The Impact of Misclassifying Equipment

So, what happens if you record that $10,000 excavator as a current asset, or worse, dump the whole thing into expenses right away? The consequences can be significant.

Skewed Financial Ratios: On paper, your numbers might look great, and your working capital and current ratio shoot up, making your business look stronger than it really is. But that glow fades fast, and next year those same ratios fall off a cliff once the asset’s gone from the books.

Misleading Profitability: Expensing the full $10,000 in one shot takes a sledgehammer to your profits. It’s not a fair picture of how the equipment actually earns its keep over time. Depreciation spreads that cost evenly, keeping your income statement honest.

Inefficient Tax Reporting: Sure, writing it all off up front feels good in the short term. But that one-time deduction comes back to bite you later. You lose steady depreciation write-offs in future years, and your tax bill can climb because of it.

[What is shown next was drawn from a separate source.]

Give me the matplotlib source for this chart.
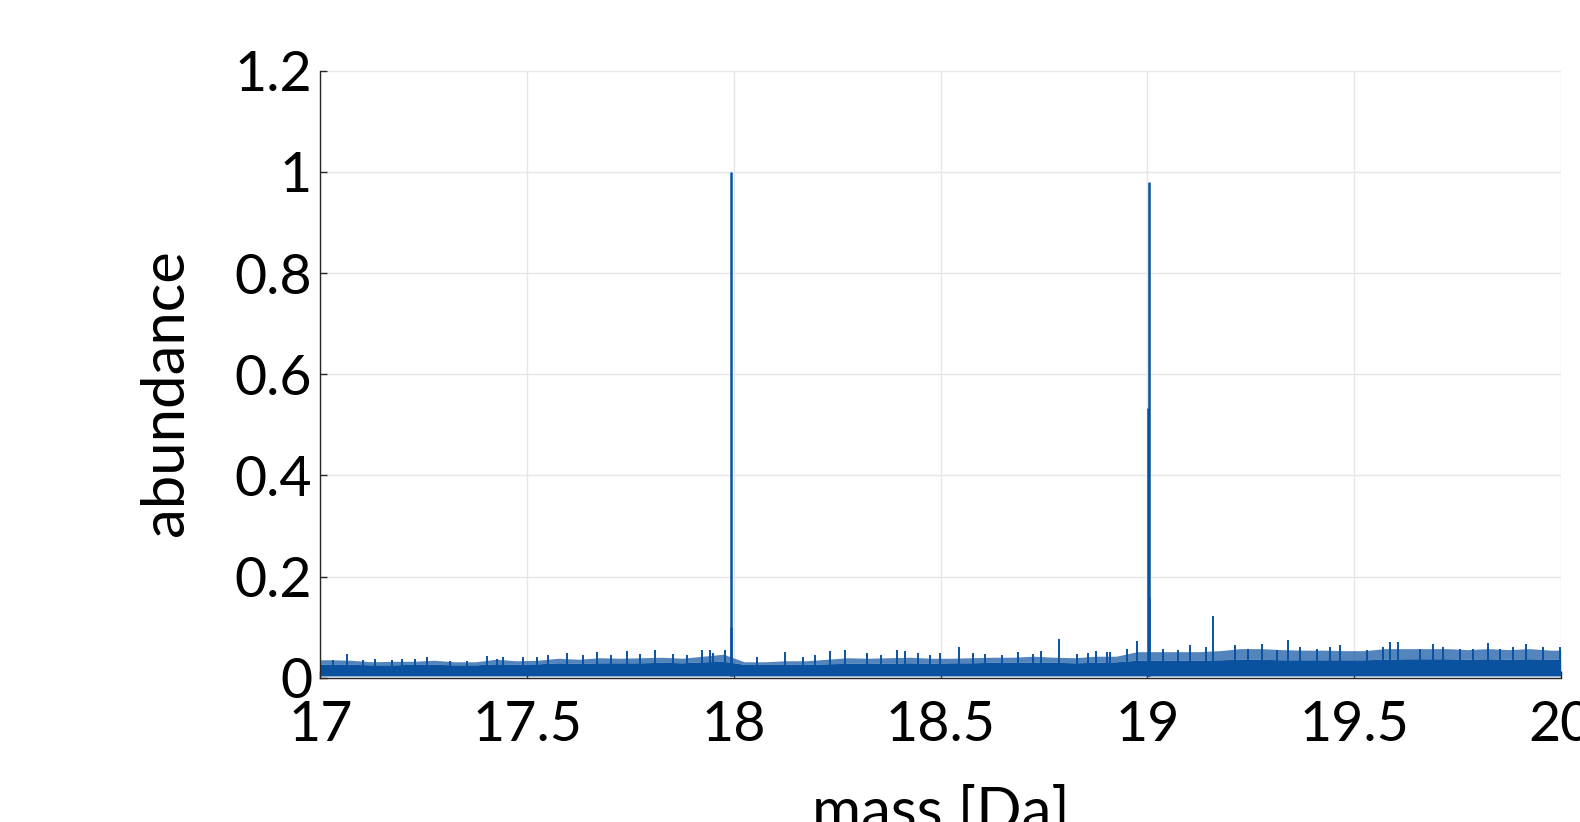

Poor Decision-Making: When your balance sheet isn’t accurate, you’re making decisions in the dark. Lenders get the wrong idea, investors hesitate, and even your own decisions about cash flow and company value can go sideways.

Beyond the Spreadsheet: Managing Fixed Assets at Scale

For a sole proprietor with one truck and a few tools, tracking things like your assets’ depreciation in a spreadsheet might seem manageable. But, as your business grows, the complexity explodes.

Can you imagine manually calculating and tracking depreciation for 100 different assets across multiple job sites? What about scheduling maintenance, handling disposals, and ensuring your books align with your tax returns?

This is where manual processes break down, spreadsheets become error-prone, time-consuming monsters, and a single data entry mistake can throw off your entire financial picture.

We understand you didn’t start your contracting business to become a full-time spreadsheet jockey. That’s exactly why we built Aptora 360 to take the guess and grunt work out of managing assets. Our tools automatically track depreciation, schedule maintenance, and keep your books in sync with your operations, so you can focus on running your business, not wrestling with spreadsheets.

So work smarter, not harder, starting today! Book a free demo now and discover how Aptora’s all-in-one software can drive unstoppable growth for your field service business!

FAQs

1. What is the difference between a current asset and a fixed asset?

The core difference is time and purpose. A current asset (like cash or inventory) is expected to be used or converted to cash within one year to support daily operations. A fixed asset (like equipment or a vehicle) is a long-term resource used to generate revenue over multiple years.

2. Is a laptop equipment or a current asset?

For a business, a laptop is almost always considered a fixed asset. It has a useful life of more than one year and is used to conduct business over the long term. However, if your company has a capitalization policy (e.g., items under $1,000 are expensed), a cheaper laptop might be recorded as a supply expense, but it still functions as a long-term tool.

3. Where does equipment go on a balance sheet?

Equipment is listed under “Property, Plant, and Equipment (PP&E)” in the non-current assets section of the balance sheet. It is presented at its net book value, which is its original cost minus all accumulated depreciation.

4. How do I know when to repair, replace, or dispose of equipment?

A good rule of thumb is to compare the cost of ongoing repairs to the equipment’s net book value and productivity. If repairs are becoming frequent or expensive, or the equipment no longer meets operational needs, it may be time to replace it. Proper tracking through depreciation schedules and maintenance logs can help you make these decisions proactively to avoid surprise costs and downtime.